**Requirements**
Retype all material exactly. Pictures stay out of the copy.
**** Information provided
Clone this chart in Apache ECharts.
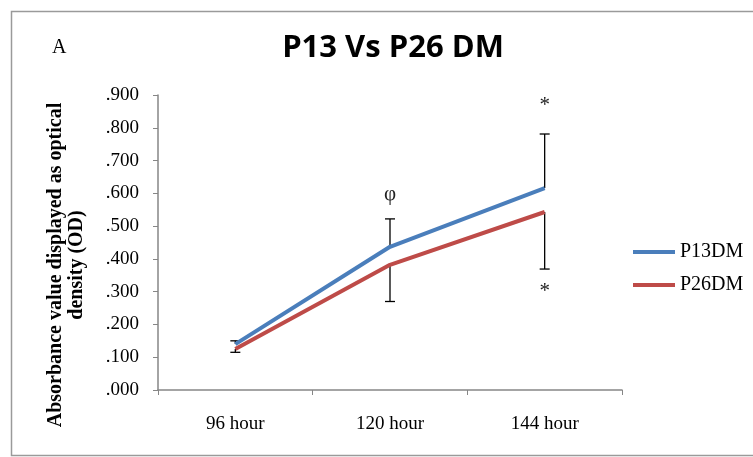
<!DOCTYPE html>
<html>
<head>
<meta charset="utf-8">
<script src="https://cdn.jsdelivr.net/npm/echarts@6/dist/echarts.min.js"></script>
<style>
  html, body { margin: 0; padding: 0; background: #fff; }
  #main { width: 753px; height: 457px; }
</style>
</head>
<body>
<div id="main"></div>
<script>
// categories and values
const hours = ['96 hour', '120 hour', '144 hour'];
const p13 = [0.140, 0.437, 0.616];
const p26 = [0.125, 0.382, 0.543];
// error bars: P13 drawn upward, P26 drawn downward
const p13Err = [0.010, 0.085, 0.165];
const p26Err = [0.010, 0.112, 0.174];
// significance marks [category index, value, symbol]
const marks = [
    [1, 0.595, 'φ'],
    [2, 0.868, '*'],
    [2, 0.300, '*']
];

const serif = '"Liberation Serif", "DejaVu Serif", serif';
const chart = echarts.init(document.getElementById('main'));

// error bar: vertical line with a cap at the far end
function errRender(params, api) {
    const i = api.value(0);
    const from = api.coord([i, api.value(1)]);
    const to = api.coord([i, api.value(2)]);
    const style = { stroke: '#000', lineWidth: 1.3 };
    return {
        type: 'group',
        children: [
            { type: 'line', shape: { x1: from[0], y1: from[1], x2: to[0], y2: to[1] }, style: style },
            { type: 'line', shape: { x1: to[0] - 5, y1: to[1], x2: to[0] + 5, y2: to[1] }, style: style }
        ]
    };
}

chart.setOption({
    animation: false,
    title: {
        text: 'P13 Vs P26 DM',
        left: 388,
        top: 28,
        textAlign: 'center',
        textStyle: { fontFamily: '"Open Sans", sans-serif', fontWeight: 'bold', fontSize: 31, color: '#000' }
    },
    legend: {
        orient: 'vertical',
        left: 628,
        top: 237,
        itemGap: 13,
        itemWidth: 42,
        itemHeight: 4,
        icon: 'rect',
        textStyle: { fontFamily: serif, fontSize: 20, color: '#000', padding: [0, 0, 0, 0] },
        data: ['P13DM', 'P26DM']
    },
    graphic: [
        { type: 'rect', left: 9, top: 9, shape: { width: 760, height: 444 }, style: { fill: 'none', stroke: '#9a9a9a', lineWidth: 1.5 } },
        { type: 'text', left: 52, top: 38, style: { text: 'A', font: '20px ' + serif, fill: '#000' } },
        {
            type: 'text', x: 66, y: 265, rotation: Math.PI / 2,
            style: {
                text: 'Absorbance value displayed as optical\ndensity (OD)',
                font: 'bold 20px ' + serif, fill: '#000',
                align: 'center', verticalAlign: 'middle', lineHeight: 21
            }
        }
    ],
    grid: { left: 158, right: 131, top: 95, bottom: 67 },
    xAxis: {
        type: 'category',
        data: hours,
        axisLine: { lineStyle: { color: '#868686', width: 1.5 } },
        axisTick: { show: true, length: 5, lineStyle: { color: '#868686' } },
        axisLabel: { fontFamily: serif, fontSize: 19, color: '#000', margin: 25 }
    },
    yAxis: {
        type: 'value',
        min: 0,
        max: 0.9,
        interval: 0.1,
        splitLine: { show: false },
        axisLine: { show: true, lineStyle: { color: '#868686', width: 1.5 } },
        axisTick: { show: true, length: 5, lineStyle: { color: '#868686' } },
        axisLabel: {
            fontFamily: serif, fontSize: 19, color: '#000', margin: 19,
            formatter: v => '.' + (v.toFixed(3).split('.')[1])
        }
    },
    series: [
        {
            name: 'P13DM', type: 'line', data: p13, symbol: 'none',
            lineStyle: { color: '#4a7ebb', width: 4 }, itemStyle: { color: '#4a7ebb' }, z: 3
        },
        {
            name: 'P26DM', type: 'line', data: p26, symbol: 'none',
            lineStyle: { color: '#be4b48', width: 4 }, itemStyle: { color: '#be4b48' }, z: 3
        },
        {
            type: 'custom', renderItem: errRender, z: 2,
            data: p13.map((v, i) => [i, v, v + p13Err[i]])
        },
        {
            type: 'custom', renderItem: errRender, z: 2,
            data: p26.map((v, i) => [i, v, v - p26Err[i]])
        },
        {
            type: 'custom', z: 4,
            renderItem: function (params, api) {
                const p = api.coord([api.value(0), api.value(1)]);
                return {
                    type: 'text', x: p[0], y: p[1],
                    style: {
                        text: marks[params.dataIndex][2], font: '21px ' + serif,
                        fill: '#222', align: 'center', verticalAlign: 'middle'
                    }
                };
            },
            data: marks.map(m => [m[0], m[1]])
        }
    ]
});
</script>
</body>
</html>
********
**Output of the exercise**
Clone this chart in Apache ECharts.
<!DOCTYPE html>
<html>
<head>
<meta charset="utf-8">
<script src="https://cdn.jsdelivr.net/npm/echarts@6/dist/echarts.min.js"></script>
<style>
  html, body { margin: 0; padding: 0; background: #fff; }
  #main { width: 753px; height: 457px; }
</style>
</head>
<body>
<div id="main"></div>
<script>
// categories and values
const hours = ['96 hour', '120 hour', '144 hour'];
const p13 = [0.140, 0.437, 0.616];
const p26 = [0.125, 0.382, 0.543];
// error bars: P13 drawn upward, P26 drawn downward
const p13Err = [0.010, 0.085, 0.165];
const p26Err = [0.010, 0.112, 0.174];
// significance marks [category index, value, symbol]
const marks = [
    [1, 0.595, 'φ'],
    [2, 0.868, '*'],
    [2, 0.300, '*']
];

const serif = '"Liberation Serif", "DejaVu Serif", serif';
const chart = echarts.init(document.getElementById('main'));

// error bar: vertical line with a cap at the far end
function errRender(params, api) {
    const i = api.value(0);
    const from = api.coord([i, api.value(1)]);
    const to = api.coord([i, api.value(2)]);
    const style = { stroke: '#000', lineWidth: 1.3 };
    return {
        type: 'group',
        children: [
            { type: 'line', shape: { x1: from[0], y1: from[1], x2: to[0], y2: to[1] }, style: style },
            { type: 'line', shape: { x1: to[0] - 5, y1: to[1], x2: to[0] + 5, y2: to[1] }, style: style }
        ]
    };
}

chart.setOption({
    animation: false,
    title: {
        text: 'P13 Vs P26 DM',
        left: 388,
        top: 28,
        textAlign: 'center',
        textStyle: { fontFamily: '"Open Sans", sans-serif', fontWeight: 'bold', fontSize: 31, color: '#000' }
    },
    legend: {
        orient: 'vertical',
        left: 628,
        top: 237,
        itemGap: 13,
        itemWidth: 42,
        itemHeight: 4,
        icon: 'rect',
        textStyle: { fontFamily: serif, fontSize: 20, color: '#000', padding: [0, 0, 0, 0] },
        data: ['P13DM', 'P26DM']
    },
    graphic: [
        { type: 'rect', left: 9, top: 9, shape: { width: 760, height: 444 }, style: { fill: 'none', stroke: '#9a9a9a', lineWidth: 1.5 } },
        { type: 'text', left: 52, top: 38, style: { text: 'A', font: '20px ' + serif, fill: '#000' } },
        {
            type: 'text', x: 66, y: 265, rotation: Math.PI / 2,
            style: {
                text: 'Absorbance value displayed as optical\ndensity (OD)',
                font: 'bold 20px ' + serif, fill: '#000',
                align: 'center', verticalAlign: 'middle', lineHeight: 21
            }
        }
    ],
    grid: { left: 158, right: 131, top: 95, bottom: 67 },
    xAxis: {
        type: 'category',
        data: hours,
        axisLine: { lineStyle: { color: '#868686', width: 1.5 } },
        axisTick: { show: true, length: 5, lineStyle: { color: '#868686' } },
        axisLabel: { fontFamily: serif, fontSize: 19, color: '#000', margin: 25 }
    },
    yAxis: {
        type: 'value',
        min: 0,
        max: 0.9,
        interval: 0.1,
        splitLine: { show: false },
        axisLine: { show: true, lineStyle: { color: '#868686', width: 1.5 } },
        axisTick: { show: true, length: 5, lineStyle: { color: '#868686' } },
        axisLabel: {
            fontFamily: serif, fontSize: 19, color: '#000', margin: 19,
            formatter: v => '.' + (v.toFixed(3).split('.')[1])
        }
    },
    series: [
        {
            name: 'P13DM', type: 'line', data: p13, symbol: 'none',
            lineStyle: { color: '#4a7ebb', width: 4 }, itemStyle: { color: '#4a7ebb' }, z: 3
        },
        {
            name: 'P26DM', type: 'line', data: p26, symbol: 'none',
            lineStyle: { color: '#be4b48', width: 4 }, itemStyle: { color: '#be4b48' }, z: 3
        },
        {
            type: 'custom', renderItem: errRender, z: 2,
            data: p13.map((v, i) => [i, v, v + p13Err[i]])
        },
        {
            type: 'custom', renderItem: errRender, z: 2,
            data: p26.map((v, i) => [i, v, v - p26Err[i]])
        },
        {
            type: 'custom', z: 4,
            renderItem: function (params, api) {
                const p = api.coord([api.value(0), api.value(1)]);
                return {
                    type: 'text', x: p[0], y: p[1],
                    style: {
                        text: marks[params.dataIndex][2], font: '21px ' + serif,
                        fill: '#222', align: 'center', verticalAlign: 'middle'
                    }
                };
            },
            data: marks.map(m => [m[0], m[1]])
        }
    ]
});
</script>
</body>
</html>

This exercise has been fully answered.